[Collected data entries]
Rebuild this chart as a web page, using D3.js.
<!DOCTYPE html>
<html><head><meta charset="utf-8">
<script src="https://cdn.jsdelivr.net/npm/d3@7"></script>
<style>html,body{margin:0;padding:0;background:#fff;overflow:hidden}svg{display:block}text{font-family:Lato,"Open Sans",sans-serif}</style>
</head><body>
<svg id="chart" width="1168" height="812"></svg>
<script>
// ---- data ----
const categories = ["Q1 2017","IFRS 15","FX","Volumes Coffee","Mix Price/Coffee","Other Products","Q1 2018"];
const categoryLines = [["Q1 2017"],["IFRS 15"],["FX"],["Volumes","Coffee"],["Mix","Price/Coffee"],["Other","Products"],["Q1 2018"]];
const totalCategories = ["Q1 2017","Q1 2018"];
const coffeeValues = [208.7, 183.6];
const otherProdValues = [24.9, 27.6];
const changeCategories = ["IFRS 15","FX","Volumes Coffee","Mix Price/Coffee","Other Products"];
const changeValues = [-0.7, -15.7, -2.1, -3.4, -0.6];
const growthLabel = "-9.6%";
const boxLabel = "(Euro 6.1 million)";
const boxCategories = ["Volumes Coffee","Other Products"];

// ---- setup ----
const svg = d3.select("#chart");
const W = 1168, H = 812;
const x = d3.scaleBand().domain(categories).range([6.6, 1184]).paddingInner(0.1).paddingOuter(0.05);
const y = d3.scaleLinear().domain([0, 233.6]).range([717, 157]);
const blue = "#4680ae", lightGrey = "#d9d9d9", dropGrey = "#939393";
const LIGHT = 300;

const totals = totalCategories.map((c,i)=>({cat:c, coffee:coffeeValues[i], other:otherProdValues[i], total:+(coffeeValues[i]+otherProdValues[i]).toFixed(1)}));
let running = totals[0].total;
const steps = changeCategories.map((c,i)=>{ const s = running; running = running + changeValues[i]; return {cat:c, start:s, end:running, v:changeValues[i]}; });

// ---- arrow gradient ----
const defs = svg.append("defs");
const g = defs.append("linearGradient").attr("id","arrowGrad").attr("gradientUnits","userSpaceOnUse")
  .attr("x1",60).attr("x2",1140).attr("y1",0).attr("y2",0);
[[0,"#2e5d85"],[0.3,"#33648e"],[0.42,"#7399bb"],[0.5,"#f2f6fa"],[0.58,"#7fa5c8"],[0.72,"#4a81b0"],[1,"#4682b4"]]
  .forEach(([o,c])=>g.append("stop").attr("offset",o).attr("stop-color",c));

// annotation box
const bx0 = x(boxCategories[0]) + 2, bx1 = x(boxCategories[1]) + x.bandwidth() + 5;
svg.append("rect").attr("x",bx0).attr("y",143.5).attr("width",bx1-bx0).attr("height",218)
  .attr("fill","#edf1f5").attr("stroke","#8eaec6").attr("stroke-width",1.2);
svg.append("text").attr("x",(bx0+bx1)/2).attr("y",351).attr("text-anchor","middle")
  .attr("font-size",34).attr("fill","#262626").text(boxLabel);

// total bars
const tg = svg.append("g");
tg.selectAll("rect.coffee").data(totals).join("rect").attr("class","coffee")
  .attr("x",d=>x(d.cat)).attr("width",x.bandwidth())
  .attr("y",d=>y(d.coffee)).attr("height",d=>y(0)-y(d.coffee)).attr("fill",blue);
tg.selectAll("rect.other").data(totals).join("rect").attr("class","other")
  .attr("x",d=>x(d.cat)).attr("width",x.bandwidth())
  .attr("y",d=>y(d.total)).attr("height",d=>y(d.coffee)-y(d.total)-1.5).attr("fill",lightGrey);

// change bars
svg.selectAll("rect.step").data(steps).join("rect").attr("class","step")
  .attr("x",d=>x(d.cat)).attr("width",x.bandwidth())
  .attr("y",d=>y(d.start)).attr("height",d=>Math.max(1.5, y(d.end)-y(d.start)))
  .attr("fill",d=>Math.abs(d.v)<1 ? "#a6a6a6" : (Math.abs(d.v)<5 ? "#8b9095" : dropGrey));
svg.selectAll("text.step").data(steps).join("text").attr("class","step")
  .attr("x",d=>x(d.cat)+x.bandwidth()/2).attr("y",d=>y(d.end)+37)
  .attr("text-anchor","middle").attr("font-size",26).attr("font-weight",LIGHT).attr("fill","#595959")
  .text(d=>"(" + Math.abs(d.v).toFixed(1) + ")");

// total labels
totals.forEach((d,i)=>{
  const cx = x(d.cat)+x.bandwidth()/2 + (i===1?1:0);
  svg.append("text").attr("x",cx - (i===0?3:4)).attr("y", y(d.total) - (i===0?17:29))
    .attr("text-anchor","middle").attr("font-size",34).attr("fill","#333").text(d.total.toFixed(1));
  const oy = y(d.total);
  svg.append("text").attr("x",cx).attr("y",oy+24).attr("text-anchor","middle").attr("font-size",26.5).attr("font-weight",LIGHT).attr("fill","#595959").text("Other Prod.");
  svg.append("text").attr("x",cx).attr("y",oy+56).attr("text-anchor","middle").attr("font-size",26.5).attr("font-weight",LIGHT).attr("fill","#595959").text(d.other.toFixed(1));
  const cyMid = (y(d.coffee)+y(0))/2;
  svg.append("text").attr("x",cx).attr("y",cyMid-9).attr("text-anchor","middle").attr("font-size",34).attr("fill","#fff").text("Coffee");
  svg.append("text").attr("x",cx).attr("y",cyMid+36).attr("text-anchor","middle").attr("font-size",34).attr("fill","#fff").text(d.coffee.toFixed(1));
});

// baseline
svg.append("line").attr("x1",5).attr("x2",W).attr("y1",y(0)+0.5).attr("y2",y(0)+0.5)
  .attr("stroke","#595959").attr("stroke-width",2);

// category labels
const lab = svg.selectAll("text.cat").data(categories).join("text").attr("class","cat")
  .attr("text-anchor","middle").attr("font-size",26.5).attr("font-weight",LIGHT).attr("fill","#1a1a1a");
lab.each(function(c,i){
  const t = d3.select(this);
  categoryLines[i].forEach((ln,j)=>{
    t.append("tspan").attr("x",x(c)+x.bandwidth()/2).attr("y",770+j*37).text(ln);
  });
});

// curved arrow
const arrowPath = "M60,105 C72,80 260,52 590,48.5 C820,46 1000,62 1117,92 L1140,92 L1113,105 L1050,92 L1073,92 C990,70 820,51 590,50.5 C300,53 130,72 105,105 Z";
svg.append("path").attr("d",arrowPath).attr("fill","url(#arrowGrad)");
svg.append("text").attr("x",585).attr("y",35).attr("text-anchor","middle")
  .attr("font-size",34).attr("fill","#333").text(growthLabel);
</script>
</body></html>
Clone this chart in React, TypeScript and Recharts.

_WHAT THE EXERCISE ASKS_
Set all of the records down again, exactly as they stand.

_RESPONSE TO THIS EXERCISE_
Rebuild this chart as a web page, using D3.js.
<!DOCTYPE html>
<html><head><meta charset="utf-8">
<script src="https://cdn.jsdelivr.net/npm/d3@7"></script>
<style>html,body{margin:0;padding:0;background:#fff;overflow:hidden}svg{display:block}text{font-family:Lato,"Open Sans",sans-serif}</style>
</head><body>
<svg id="chart" width="1168" height="812"></svg>
<script>
// ---- data ----
const categories = ["Q1 2017","IFRS 15","FX","Volumes Coffee","Mix Price/Coffee","Other Products","Q1 2018"];
const categoryLines = [["Q1 2017"],["IFRS 15"],["FX"],["Volumes","Coffee"],["Mix","Price/Coffee"],["Other","Products"],["Q1 2018"]];
const totalCategories = ["Q1 2017","Q1 2018"];
const coffeeValues = [208.7, 183.6];
const otherProdValues = [24.9, 27.6];
const changeCategories = ["IFRS 15","FX","Volumes Coffee","Mix Price/Coffee","Other Products"];
const changeValues = [-0.7, -15.7, -2.1, -3.4, -0.6];
const growthLabel = "-9.6%";
const boxLabel = "(Euro 6.1 million)";
const boxCategories = ["Volumes Coffee","Other Products"];

// ---- setup ----
const svg = d3.select("#chart");
const W = 1168, H = 812;
const x = d3.scaleBand().domain(categories).range([6.6, 1184]).paddingInner(0.1).paddingOuter(0.05);
const y = d3.scaleLinear().domain([0, 233.6]).range([717, 157]);
const blue = "#4680ae", lightGrey = "#d9d9d9", dropGrey = "#939393";
const LIGHT = 300;

const totals = totalCategories.map((c,i)=>({cat:c, coffee:coffeeValues[i], other:otherProdValues[i], total:+(coffeeValues[i]+otherProdValues[i]).toFixed(1)}));
let running = totals[0].total;
const steps = changeCategories.map((c,i)=>{ const s = running; running = running + changeValues[i]; return {cat:c, start:s, end:running, v:changeValues[i]}; });

// ---- arrow gradient ----
const defs = svg.append("defs");
const g = defs.append("linearGradient").attr("id","arrowGrad").attr("gradientUnits","userSpaceOnUse")
  .attr("x1",60).attr("x2",1140).attr("y1",0).attr("y2",0);
[[0,"#2e5d85"],[0.3,"#33648e"],[0.42,"#7399bb"],[0.5,"#f2f6fa"],[0.58,"#7fa5c8"],[0.72,"#4a81b0"],[1,"#4682b4"]]
  .forEach(([o,c])=>g.append("stop").attr("offset",o).attr("stop-color",c));

// annotation box
const bx0 = x(boxCategories[0]) + 2, bx1 = x(boxCategories[1]) + x.bandwidth() + 5;
svg.append("rect").attr("x",bx0).attr("y",143.5).attr("width",bx1-bx0).attr("height",218)
  .attr("fill","#edf1f5").attr("stroke","#8eaec6").attr("stroke-width",1.2);
svg.append("text").attr("x",(bx0+bx1)/2).attr("y",351).attr("text-anchor","middle")
  .attr("font-size",34).attr("fill","#262626").text(boxLabel);

// total bars
const tg = svg.append("g");
tg.selectAll("rect.coffee").data(totals).join("rect").attr("class","coffee")
  .attr("x",d=>x(d.cat)).attr("width",x.bandwidth())
  .attr("y",d=>y(d.coffee)).attr("height",d=>y(0)-y(d.coffee)).attr("fill",blue);
tg.selectAll("rect.other").data(totals).join("rect").attr("class","other")
  .attr("x",d=>x(d.cat)).attr("width",x.bandwidth())
  .attr("y",d=>y(d.total)).attr("height",d=>y(d.coffee)-y(d.total)-1.5).attr("fill",lightGrey);

// change bars
svg.selectAll("rect.step").data(steps).join("rect").attr("class","step")
  .attr("x",d=>x(d.cat)).attr("width",x.bandwidth())
  .attr("y",d=>y(d.start)).attr("height",d=>Math.max(1.5, y(d.end)-y(d.start)))
  .attr("fill",d=>Math.abs(d.v)<1 ? "#a6a6a6" : (Math.abs(d.v)<5 ? "#8b9095" : dropGrey));
svg.selectAll("text.step").data(steps).join("text").attr("class","step")
  .attr("x",d=>x(d.cat)+x.bandwidth()/2).attr("y",d=>y(d.end)+37)
  .attr("text-anchor","middle").attr("font-size",26).attr("font-weight",LIGHT).attr("fill","#595959")
  .text(d=>"(" + Math.abs(d.v).toFixed(1) + ")");

// total labels
totals.forEach((d,i)=>{
  const cx = x(d.cat)+x.bandwidth()/2 + (i===1?1:0);
  svg.append("text").attr("x",cx - (i===0?3:4)).attr("y", y(d.total) - (i===0?17:29))
    .attr("text-anchor","middle").attr("font-size",34).attr("fill","#333").text(d.total.toFixed(1));
  const oy = y(d.total);
  svg.append("text").attr("x",cx).attr("y",oy+24).attr("text-anchor","middle").attr("font-size",26.5).attr("font-weight",LIGHT).attr("fill","#595959").text("Other Prod.");
  svg.append("text").attr("x",cx).attr("y",oy+56).attr("text-anchor","middle").attr("font-size",26.5).attr("font-weight",LIGHT).attr("fill","#595959").text(d.other.toFixed(1));
  const cyMid = (y(d.coffee)+y(0))/2;
  svg.append("text").attr("x",cx).attr("y",cyMid-9).attr("text-anchor","middle").attr("font-size",34).attr("fill","#fff").text("Coffee");
  svg.append("text").attr("x",cx).attr("y",cyMid+36).attr("text-anchor","middle").attr("font-size",34).attr("fill","#fff").text(d.coffee.toFixed(1));
});

// baseline
svg.append("line").attr("x1",5).attr("x2",W).attr("y1",y(0)+0.5).attr("y2",y(0)+0.5)
  .attr("stroke","#595959").attr("stroke-width",2);

// category labels
const lab = svg.selectAll("text.cat").data(categories).join("text").attr("class","cat")
  .attr("text-anchor","middle").attr("font-size",26.5).attr("font-weight",LIGHT).attr("fill","#1a1a1a");
lab.each(function(c,i){
  const t = d3.select(this);
  categoryLines[i].forEach((ln,j)=>{
    t.append("tspan").attr("x",x(c)+x.bandwidth()/2).attr("y",770+j*37).text(ln);
  });
});

// curved arrow
const arrowPath = "M60,105 C72,80 260,52 590,48.5 C820,46 1000,62 1117,92 L1140,92 L1113,105 L1050,92 L1073,92 C990,70 820,51 590,50.5 C300,53 130,72 105,105 Z";
svg.append("path").attr("d",arrowPath).attr("fill","url(#arrowGrad)");
svg.append("text").attr("x",585).attr("y",35).attr("text-anchor","middle")
  .attr("font-size",34).attr("fill","#333").text(growthLabel);
</script>
</body></html>
Clone this chart in React, TypeScript and Recharts.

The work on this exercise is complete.